Ehlers had already decided she would begin seminary at Drew University, although the job did not require her to be ordained. She graduated in 2008, choosing to be ordained as a deacon rather than an elder. In the Methodist Church, a deacon was not traditionally in line for senior pastor roles. But the work of the deacon – service, compassion, justice – was central to Ehler’s conception of pastoral care.


Over her many years, in addition to the mission trips that have shaped generations of Morrow kids, she has counseled teens of all stripes, with all sorts of problems. Her work in restorative justice began with a simple request to help a young person who had gotten into trouble.


To many adults, she has been not only pastor, but friend. Mary Beth Scherer is now a daily walking partner but got to know Ehlers when her girls were middle schoolers.

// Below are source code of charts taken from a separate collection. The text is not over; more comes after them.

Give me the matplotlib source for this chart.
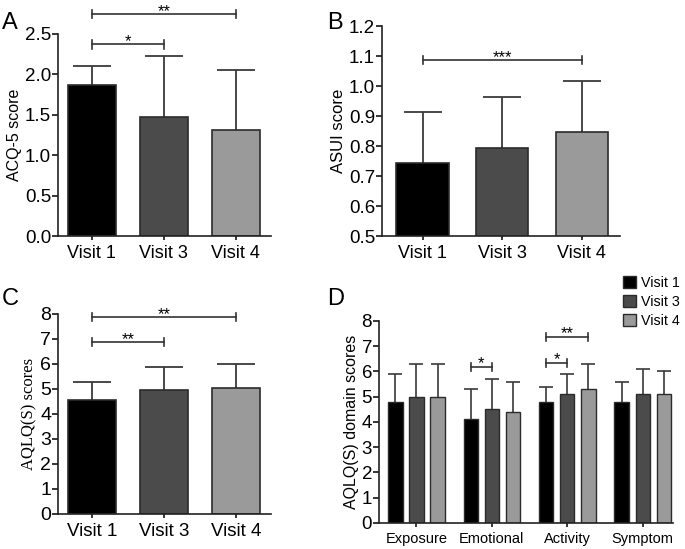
import numpy as np
import matplotlib
matplotlib.use("Agg")
import matplotlib.pyplot as plt
from matplotlib.patches import Patch

plt.rcParams['font.family'] = ['Liberation Sans', 'DejaVu Sans']

# data
visits = ['Visit 1', 'Visit 3', 'Visit 4']
acq_mean = [1.87, 1.47, 1.31]
acq_sd = [0.24, 0.76, 0.74]
asui_mean = [0.745, 0.795, 0.847]
asui_sd = [0.167, 0.168, 0.170]
aqlq_mean = [4.56, 4.96, 5.02]
aqlq_sd = [0.71, 0.90, 0.98]
domains = ['Exposure', 'Emotional', 'Activity', 'Symptom']
dom_v1 = [4.8, 4.1, 4.8, 4.8]
dom_v1_sd = [1.1, 1.2, 0.6, 0.8]
dom_v3 = [5.0, 4.5, 5.1, 5.1]
dom_v3_sd = [1.3, 1.2, 0.8, 1.0]
dom_v4 = [5.0, 4.4, 5.3, 5.1]
dom_v4_sd = [1.3, 1.2, 1.0, 0.9]

colors = ['#000000', '#4b4b4b', '#9a9a9a']
edge = '#2b2b2b'
ecol = '#3a3a3a'


def style(ax, ysize):
    for s in ['top', 'right']:
        ax.spines[s].set_visible(False)
    for s in ['left', 'bottom']:
        ax.spines[s].set_linewidth(1.2)
        ax.spines[s].set_color('#222222')
    ax.tick_params(axis='y', labelsize=ysize, length=4, width=1.1, pad=1)
    ax.tick_params(axis='x', length=3, width=1.1)


def sig(ax, x1, x2, y, txt, d):
    ax.plot([x1, x2], [y, y], color='#333333', lw=1.2, clip_on=False)
    for x in (x1, x2):
        ax.plot([x, x], [y - d, y + d], color='#333333', lw=1.2, clip_on=False)
    ax.annotate(txt, xy=((x1 + x2) / 2, y), xytext=(0, -3.5),
                textcoords='offset points', ha='center', va='bottom',
                fontsize=12, annotation_clip=False)


def simple_bars(ax, mean, sd):
    x = np.arange(len(mean))
    ax.errorbar(x, mean, yerr=sd, fmt='none', ecolor=ecol, elinewidth=1.3,
                capsize=14, capthick=1.3, zorder=1)
    ax.bar(x, mean, width=0.66, color=colors, edgecolor=edge, linewidth=1.2,
           zorder=2)
    ax.set_xticks(x)
    return x


fig = plt.figure(figsize=(6.85, 5.49), dpi=100)

# A
axA = fig.add_axes([0.0847, 0.5701, 0.311, 0.368])
simple_bars(axA, acq_mean, acq_sd)
axA.set_xticklabels(visits, fontsize=13)
axA.set_xlim(-0.47, 2.49)
axA.set_ylim(0, 2.5)
axA.set_yticks(np.arange(0, 2.51, 0.5))
axA.yaxis.set_major_formatter(matplotlib.ticker.FormatStrFormatter('%.1f'))
style(axA, 13.5)
axA.set_ylabel('ACQ-5 score', fontsize=11.5, labelpad=2)
sig(axA, 0, 1, 2.37, '*', 0.05)
sig(axA, 0, 2, 2.75, '**', 0.05)

# B
axB = fig.add_axes([0.5577, 0.5701, 0.3474, 0.3825])
simple_bars(axB, asui_mean, asui_sd)
axB.set_xticklabels(visits, fontsize=13)
axB.set_xlim(-0.51, 2.48)
axB.set_ylim(0.5, 1.2)
axB.set_yticks(np.arange(0.5, 1.21, 0.1))
axB.yaxis.set_major_formatter(matplotlib.ticker.FormatStrFormatter('%.1f'))
style(axB, 13.5)
axB.set_ylabel('ASUI score', fontsize=12, labelpad=2)
sig(axB, 0, 2, 1.087, '***', 0.013)

# C
axC = fig.add_axes([0.0847, 0.0638, 0.311, 0.3643])
simple_bars(axC, aqlq_mean, aqlq_sd)
axC.set_xticklabels(visits, fontsize=13.5)
axC.set_xlim(-0.47, 2.49)
axC.set_ylim(0, 8)
axC.set_yticks(range(0, 9))
style(axC, 14)
axC.set_ylabel('AQLQ(S) scores', fontsize=12, family='Liberation Serif',
               labelpad=2)
sig(axC, 0, 1, 6.87, '**', 0.16)
sig(axC, 0, 2, 7.87, '**', 0.16)

# D
axD = fig.add_axes([0.5533, 0.0474, 0.429, 0.368])
gx = np.arange(len(domains))
off = 0.28
bw = 0.19
series = [(dom_v1, dom_v1_sd), (dom_v3, dom_v3_sd), (dom_v4, dom_v4_sd)]
for i, (m, s) in enumerate(series):
    xs = gx + (i - 1) * off
    axD.errorbar(xs, m, yerr=s, fmt='none', ecolor=ecol, elinewidth=1.2,
                 capsize=5, capthick=1.2, zorder=1)
    axD.bar(xs, m, width=bw, color=colors[i], edgecolor=edge, linewidth=1.0,
            zorder=2)
axD.set_xticks(gx)
axD.set_xticklabels(domains, fontsize=10.5)
axD.set_xlim(-0.497, 3.40)
axD.set_ylim(0, 8)
axD.set_yticks(range(0, 9))
style(axD, 13.5)
axD.set_ylabel('AQLQ(S) domain scores', fontsize=11.5, labelpad=2)
sig(axD, 1 - off, 1, 6.19, '*', 0.16)
sig(axD, 2 - off, 2, 6.35, '*', 0.16)
sig(axD, 2 - off, 2 + off, 7.38, '**', 0.16)

handles = [Patch(facecolor=c, edgecolor=edge, label=v) for c, v in zip(colors, visits)]
fig.legend(handles=handles, loc='upper left', bbox_to_anchor=(0.905, 0.503),
           frameon=False, fontsize=10.3, handlelength=0.9, handleheight=0.9,
           handletextpad=0.4, labelspacing=0.35, borderaxespad=0, borderpad=0.2)

# panel letters
fig.text(0.003, 0.978, 'A', fontsize=17, va='top')
fig.text(0.478, 0.978, 'B', fontsize=17, va='top')
fig.text(0.003, 0.476, 'C', fontsize=17, va='top')
fig.text(0.478, 0.476, 'D', fontsize=17, va='top')

fig.savefig('out.png', dpi=100)
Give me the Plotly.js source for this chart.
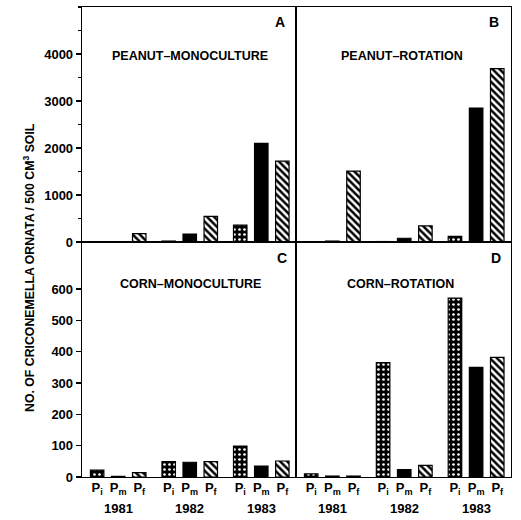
<!DOCTYPE html>
<html>
<head>
<meta charset="utf-8">
<script src="https://cdn.plot.ly/plotly-3.0.1.min.js"></script>
<style>html,body{margin:0;padding:0;background:#fff}#chart{width:521px;height:520px}</style>
</head>
<body>
<div id="chart"></div>
<script>
// ---- data ----
const years = ['1981', '1982', '1983'];
const stages = ['P<sub>i</sub>', 'P<sub>m</sub>', 'P<sub>f</sub>'];
const panelLetters = ['A', 'B', 'C', 'D'];
const panelTitles = ['PEANUT\u2013MONOCULTURE', 'PEANUT\u2013ROTATION', 'CORN\u2013MONOCULTURE', 'CORN\u2013ROTATION'];
// values per panel: Pi, Pm, Pf for 1981, 1982, 1983
const peanutMonoPi = [0, 20, 360];
const peanutMonoPm = [0, 170, 2100];
const peanutMonoPf = [180, 545, 1720];
const peanutRotPi = [5, 10, 120];
const peanutRotPm = [20, 80, 2850];
const peanutRotPf = [1510, 345, 3690];
const cornMonoPi = [22, 49, 99];
const cornMonoPm = [2, 47, 35];
const cornMonoPf = [14, 49, 51];
const cornRotPi = [10, 365, 571];
const cornRotPm = [3, 24, 350];
const cornRotPf = [3, 37, 382];
const peanutTicks = [0, 1000, 2000, 3000, 4000];
const cornTicks = [0, 100, 200, 300, 400, 500, 600];

const panels = [
  [peanutMonoPi, peanutMonoPm, peanutMonoPf],
  [peanutRotPi, peanutRotPm, peanutRotPf],
  [cornMonoPi, cornMonoPm, cornMonoPf],
  [cornRotPi, cornRotPm, cornRotPf]
];

// ---- layout helpers ----
const groupStep = 3.4;
const pos = (g, k) => g * groupStep + k;
const W = 521, H = 520;
const xL = [82 / W, 296 / W], xR = [296 / W, 511 / W];
const yT = [1 - 242 / H, 1 - 7 / H], yB = [1 - 477 / H, 1 - 242 / H];
const xRange = [-0.72, 9.45];
const font = {family: 'Liberation Sans, Arial, sans-serif', size: 13, color: '#000', weight: 'bold'};

const styles = [
  {color: '#000', pattern: {shape: '.', bgcolor: '#000', fgcolor: '#fff', size: 5, solidity: 0.22, fillmode: 'replace'}},
  {color: '#000'},
  {color: '#fff', pattern: {shape: '\\', bgcolor: '#fff', fgcolor: '#000', size: 5, solidity: 0.5, fillmode: 'replace'}}
];

const traces = [];
panels.forEach((vals, p) => {
  const ax = p === 0 ? '' : String(p + 1);
  vals.forEach((series, k) => {
    const st = styles[k];
    const marker = {color: st.color, line: {color: '#000', width: 1.2}};
    if (st.pattern) marker.pattern = st.pattern;
    traces.push({
      type: 'bar',
      x: years.map((_, g) => pos(g, k)),
      y: series,
      width: 0.64,
      marker: marker,
      xaxis: 'x' + ax,
      yaxis: 'y' + ax,
      showlegend: false,
      hoverinfo: 'skip'
    });
  });
});

const tickvals = [], ticktext = [];
years.forEach((_, g) => stages.forEach((s, k) => { tickvals.push(pos(g, k)); ticktext.push(s); }));

function xaxis(domain, anchor, showLabels) {
  return {
    domain: domain, anchor: anchor, range: xRange, showgrid: false, zeroline: false,
    showline: true, mirror: true, linecolor: '#000', linewidth: 1.3,
    tickmode: 'array', tickvals: tickvals, ticktext: ticktext, showticklabels: showLabels,
    ticks: '', ticklabelstandoff: -2, tickfont: Object.assign({}, font, {size: 13}), fixedrange: true
  };
}
function yaxis(domain, anchor, range, ticks, showLabels, minor) {
  const a = {
    domain: domain, anchor: anchor, range: range, showgrid: false, zeroline: false,
    showline: true, mirror: true, linecolor: '#000', linewidth: 1.3,
    tickmode: 'array', tickvals: ticks, ticktext: ticks.map(String),
    showticklabels: showLabels, ticks: showLabels ? 'outside' : '', ticklen: 5, tickwidth: 1.2,
    tickcolor: '#000', tickfont: font, fixedrange: true
  };
  if (minor) a.minor = {dtick: minor, ticks: 'outside', ticklen: 3, tickwidth: 1.2, tickcolor: '#000'};
  return a;
}

const annotations = [];
const letterPos = [[280, 22], [494, 22], [282, 258], [496, 258]];
const titlePos = [[190, 56], [402, 56], [190, 284], [400, 284]];
panelLetters.forEach((L, i) => {
  annotations.push({text: L, xref: 'paper', yref: 'paper', x: letterPos[i][0] / W, y: 1 - letterPos[i][1] / H,
    showarrow: false, font: Object.assign({}, font, {size: 14}), xanchor: 'center', yanchor: 'middle'});
  annotations.push({text: panelTitles[i], xref: 'paper', yref: 'paper', x: titlePos[i][0] / W, y: 1 - titlePos[i][1] / H,
    showarrow: false, font: Object.assign({}, font, {size: 12.5}), xanchor: 'center', yanchor: 'middle'});
});
['x3', 'x4'].forEach(xr => {
  years.forEach((yr, g) => annotations.push({text: yr, xref: xr, yref: 'paper', x: pos(g, 1), y: 1 - 508 / H,
    showarrow: false, font: font, xanchor: 'center', yanchor: 'middle'}));
});
annotations.push({text: 'NO. OF CRICONEMELLA ORNATA / 500 CM<sup>3</sup> SOIL', xref: 'paper', yref: 'paper',
  x: 29 / W, y: 1 - 268 / H, textangle: -90, showarrow: false, font: Object.assign({}, font, {size: 12.3}),
  xanchor: 'center', yanchor: 'middle'});

const layout = {
  width: W, height: H, margin: {l: 0, r: 0, t: 0, b: 0},
  paper_bgcolor: '#fff', plot_bgcolor: '#fff', font: font, bargap: 0,
  xaxis: xaxis(xL, 'y', false),
  yaxis: yaxis(yT, 'x', [0, 5000], peanutTicks, true, 500),
  xaxis2: xaxis(xR, 'y2', false),
  yaxis2: yaxis(yT, 'x2', [0, 5000], peanutTicks, false),
  xaxis3: xaxis(xL, 'y3', true),
  yaxis3: yaxis(yB, 'x3', [0, 750], cornTicks, true),
  xaxis4: xaxis(xR, 'y4', true),
  yaxis4: yaxis(yB, 'x4', [0, 750], cornTicks, false),
  annotations: annotations
};

Plotly.newPlot('chart', traces, layout, {displayModeBar: false, staticPlot: true});
</script>
</body>
</html>
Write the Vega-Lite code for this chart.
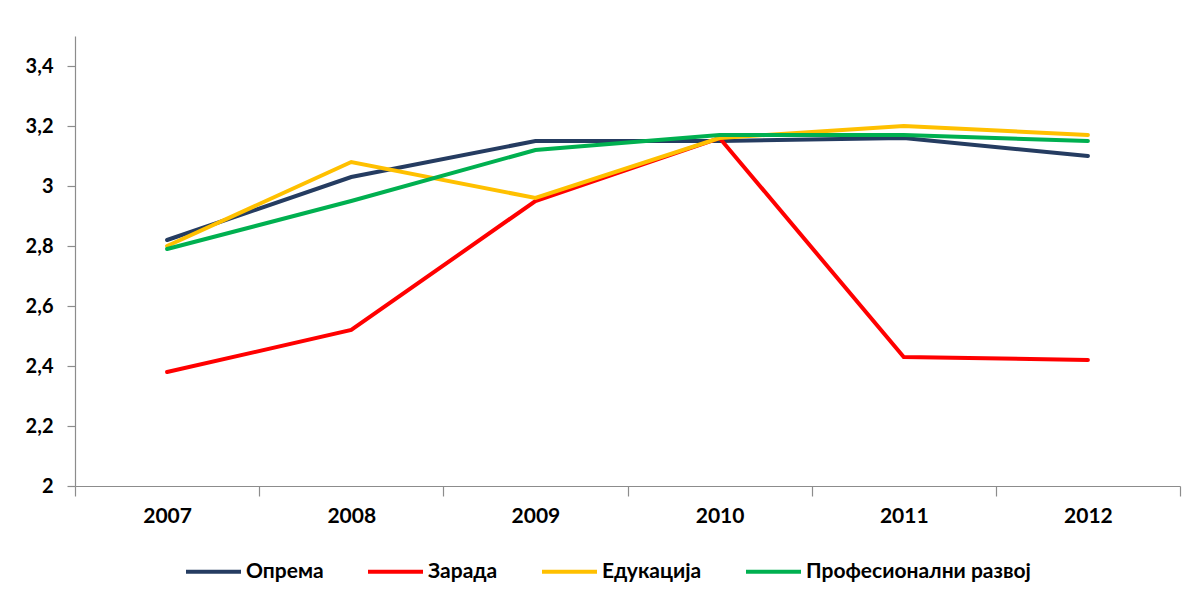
{
  "$schema": "https://vega.github.io/schema/vega-lite/v6.json",
  "width": 1105,
  "height": 450,
  "autosize": {"type": "none"},
  "padding": {"left": 75, "top": 36, "right": 18, "bottom": 118},
  "background": "#ffffff",
  "config": {
    "view": {"stroke": null},
    "font": "Lato",
    "axis": {"grid": false, "domainColor": "#8c8c8c", "tickColor": "#8c8c8c", "domainWidth": 1.2, "tickWidth": 1.2, "labelFont": "Lato", "labelFontWeight": "bold", "labelColor": "#000000", "labelFontSize": 21, "title": null}
  },
  "data": {
    "values": [
      {"year": "2007", "series": "Опрема", "value": 2.82},
      {"year": "2008", "series": "Опрема", "value": 3.03},
      {"year": "2009", "series": "Опрема", "value": 3.15},
      {"year": "2010", "series": "Опрема", "value": 3.15},
      {"year": "2011", "series": "Опрема", "value": 3.16},
      {"year": "2012", "series": "Опрема", "value": 3.10},
      {"year": "2007", "series": "Зарада", "value": 2.38},
      {"year": "2008", "series": "Зарада", "value": 2.52},
      {"year": "2009", "series": "Зарада", "value": 2.95},
      {"year": "2010", "series": "Зарада", "value": 3.16},
      {"year": "2011", "series": "Зарада", "value": 2.43},
      {"year": "2012", "series": "Зарада", "value": 2.42},
      {"year": "2007", "series": "Едукација", "value": 2.80},
      {"year": "2008", "series": "Едукација", "value": 3.08},
      {"year": "2009", "series": "Едукација", "value": 2.96},
      {"year": "2010", "series": "Едукација", "value": 3.16},
      {"year": "2011", "series": "Едукација", "value": 3.20},
      {"year": "2012", "series": "Едукација", "value": 3.17},
      {"year": "2007", "series": "Професионални развој", "value": 2.79},
      {"year": "2008", "series": "Професионални развој", "value": 2.95},
      {"year": "2009", "series": "Професионални развој", "value": 3.12},
      {"year": "2010", "series": "Професионални развој", "value": 3.17},
      {"year": "2011", "series": "Професионални развој", "value": 3.17},
      {"year": "2012", "series": "Професионални развој", "value": 3.15}
    ]
  },
  "mark": {"type": "line", "strokeWidth": 4, "strokeCap": "round", "strokeJoin": "miter"},
  "encoding": {
    "x": {
      "field": "year",
      "type": "ordinal",
      "scale": {"type": "band", "paddingInner": 0, "paddingOuter": 0},
      "axis": {"labelAngle": 0, "tickBand": "extent", "tickSize": 10, "labelPadding": 9}
    },
    "y": {
      "field": "value",
      "type": "quantitative",
      "scale": {"domain": [2, 3.5], "nice": false, "zero": false},
      "axis": {"values": [2, 2.2, 2.4, 2.6, 2.8, 3, 3.2, 3.4], "tickSize": 8, "labelPadding": 14, "labelFontSize": 20, "labelExpr": "replace(toString(datum.value), '.', ',')"}
    },
    "color": {
      "field": "series",
      "type": "nominal",
      "scale": {"domain": ["Опрема", "Зарада", "Едукација", "Професионални развој"], "range": ["#253C61", "#FF0000", "#FFC000", "#00B050"]},
      "legend": {
        "title": null,
        "orient": "none",
        "direction": "horizontal",
        "legendX": 109,
        "legendY": 506,
        "symbolType": "stroke",
        "symbolSize": 3025,
        "symbolStrokeWidth": 4,
        "labelFont": "Lato",
        "labelFontWeight": "bold",
        "labelFontSize": 21,
        "labelColor": "#000000",
        "labelLimit": 0,
        "labelOffset": 3,
        "columnPadding": 36
      }
    }
  }
}
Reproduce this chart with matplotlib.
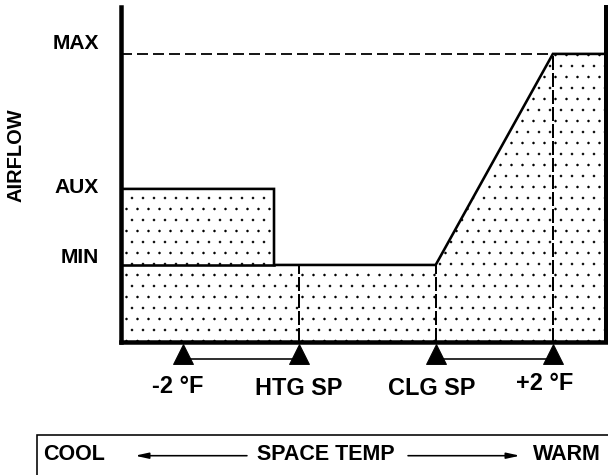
"""Airflow vs space temperature control sequence (VAV box with aux heat)."""

import matplotlib

matplotlib.use("Agg")
import matplotlib.pyplot as plt
from matplotlib.patches import FancyArrowPatch, Rectangle

W, H, DPI = 608, 475, 66

# temperature axis, in °F relative to the heating set point
x_left, x_right = -3.08, 5.32
temp_ticks = [-2.0, 0.0, 2.37, 4.4]
tick_labels = ["-2 °F", "HTG SP", "CLG SP", "+2 °F"]
aux_end = -0.43

# airflow levels (percent of axis height)
level_names = ["MIN", "AUX", "MAX"]
level_values = [23.0, 45.7, 86.0]
AF_MIN, AF_AUX, AF_MAX = level_values
HTG, CLG, PLUS2 = temp_ticks[1], temp_ticks[2], temp_ticks[3]

curve_x = [x_left, aux_end, aux_end, CLG, PLUS2, x_right]
curve_y = [AF_AUX, AF_AUX, AF_MIN, AF_MIN, AF_MAX, AF_MAX]

plt.rcParams["font.family"] = ["Liberation Sans", "DejaVu Sans"]
plt.rcParams["font.weight"] = "bold"
plt.rcParams["hatch.linewidth"] = 0.3
plt.rcParams["lines.scale_dashes"] = False


def px(n):
    """pixels -> points at this dpi"""
    return n * 72.0 / DPI


def fx(x):
    return x / W


def fy(y):
    return 1 - y / H


fig = plt.figure(figsize=(W / DPI, H / DPI), dpi=DPI)
ax_l, ax_r, ax_t, ax_b = 121, 606, 7, 342
ax = fig.add_axes([fx(ax_l), fy(ax_b), (ax_r - ax_l) / W, (ax_b - ax_t) / H])
ax.set_xlim(x_left, x_right)
ax.set_ylim(0, 100)
ax.set_xticks([])
ax.set_yticks([])
ax.spines["top"].set_visible(False)
for side in ["left", "bottom", "right"]:
    ax.spines[side].set_linewidth(px(4.5))
    ax.spines[side].set_capstyle("projecting")
ax.spines["right"].set_linewidth(px(4))

# stippled area under the airflow curve
ax.fill_between(curve_x, 0, curve_y, facecolor="white", edgecolor="black",
                linewidth=0, hatch=".", zorder=1)
ax.plot(curve_x, curve_y, color="black", lw=px(2.6), zorder=3,
        solid_joinstyle="miter")
ax.plot([x_left, aux_end], [AF_MIN, AF_MIN], color="black", lw=px(2.6), zorder=3)

# dashed MAX reference and set-point guides
ax.plot([x_left, PLUS2], [AF_MAX, AF_MAX], color="black", lw=px(1.8),
        ls=(0, (px(11), px(5))), zorder=2)
ax.vlines([HTG, CLG], 0, AF_MIN, color="black", lw=px(2),
          ls=(0, (px(14), px(3))), zorder=2)
ax.vlines([PLUS2], 0, AF_MAX, color="black", lw=px(2),
          ls=(0, (px(14), px(3))), zorder=2)

# triangles under the axis and the ±2 °F brackets
tri_y = -(353.5 - ax_b) / (ax_b - ax_t)
bar_y = -(359 - ax_b) / (ax_b - ax_t)
trans = ax.get_xaxis_transform()
ax.plot(temp_ticks, [tri_y] * 4, ls="none", marker="^", ms=px(19.5),
        color="black", transform=trans, clip_on=False, zorder=5)
for a, b in [(temp_ticks[0], temp_ticks[1]), (temp_ticks[2], temp_ticks[3])]:
    ax.plot([a, b], [bar_y, bar_y], color="black", lw=px(1.6),
            transform=trans, clip_on=False, zorder=4)

label_dx = [-6, 0, -4, -8]
label_base = [393, 395, 395, 390]
for t, lab, dx, yb in zip(temp_ticks, tick_labels, label_dx, label_base):
    xp = ax_l + (t - x_left) / (x_right - x_left) * (ax_r - ax_l) + dx
    fig.text(fx(xp), fy(yb), lab, ha="center", va="baseline", fontsize=px(23.5),
             fontweight="bold")

# level labels on the left
level_nudge = [7, 1, 10]
for name, val, nudge in zip(level_names, level_values, level_nudge):
    yp = ax_b - val / 100 * (ax_b - ax_t) - nudge
    fig.text(fx(99), fy(yp), name, ha="right", va="center", fontsize=px(21),
             fontweight="bold")

fig.text(fx(16.5), fy(155), "AIRFLOW", rotation=90, ha="center", va="center",
         fontsize=px(20), fontweight="bold")

# space temp legend box
fig.patches.append(Rectangle((fx(37), -0.2), 1.0, fy(435) + 0.2,
                             transform=fig.transFigure, fill=False,
                             edgecolor="black", lw=px(1.6)))
fig.text(fx(43), fy(454.5), "COOL", ha="left", va="center", fontsize=px(21.5),
         fontweight="bold")
fig.text(fx(326), fy(454.5), "SPACE TEMP", ha="center", va="center",
         fontsize=px(21.5), fontweight="bold")
fig.text(fx(533), fy(454.5), "WARM", ha="left", va="center", fontsize=px(21.5),
         fontweight="bold")
for x0, x1 in [(247, 135), (408, 520)]:
    fig.patches.append(FancyArrowPatch(
        (fx(x0), fy(455.7)), (fx(x1), fy(455.7)), transform=fig.transFigure,
        arrowstyle="-|>,head_length=1.0,head_width=0.22", mutation_scale=12,
        color="black", lw=px(1.6), shrinkA=0, shrinkB=0))

fig.savefig("out.png", dpi=DPI)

Scherer remembers a Sunday School lesson Ehlers taught in the large hall of the church. There were three tables, one piled high with donuts, a second with some rice and a pail of clean water, and a third with nothing but dirty water. The tables represented the first, second and third worlds, and the kids were randomly assigned to the tables in proportion to the number of people in the world living in each category. Most of the kids ended up huddled around the table with only dirty water. The kids lucky enough to be assigned to the donuts, had five a piece.


The lesson stuck, for middle schoolers and parents alike.


confirmation group
Pastor Ehlers with her last confirmation group this spring.

Morrow’s engagement with youth is exceptional and Ehlers hopes to find a way to continue to do similar work in Montclair, although, because it is a small church, she will spend half her time as a chaplain.


Others at Morrow, however, are hoping she guides the creation of the programs, but leaves the daily work to others. Says Sunday school teacher Maggie Tuohy, “I’m so happy that after so many years of spending her Friday nights with our teens, she’ll be able to sit at home on her own couch and relax.”


Tia Swanson will be forever grateful that her children benefited from all the love Pastor Ehlers gave them, and the experiences she so joyfully shared.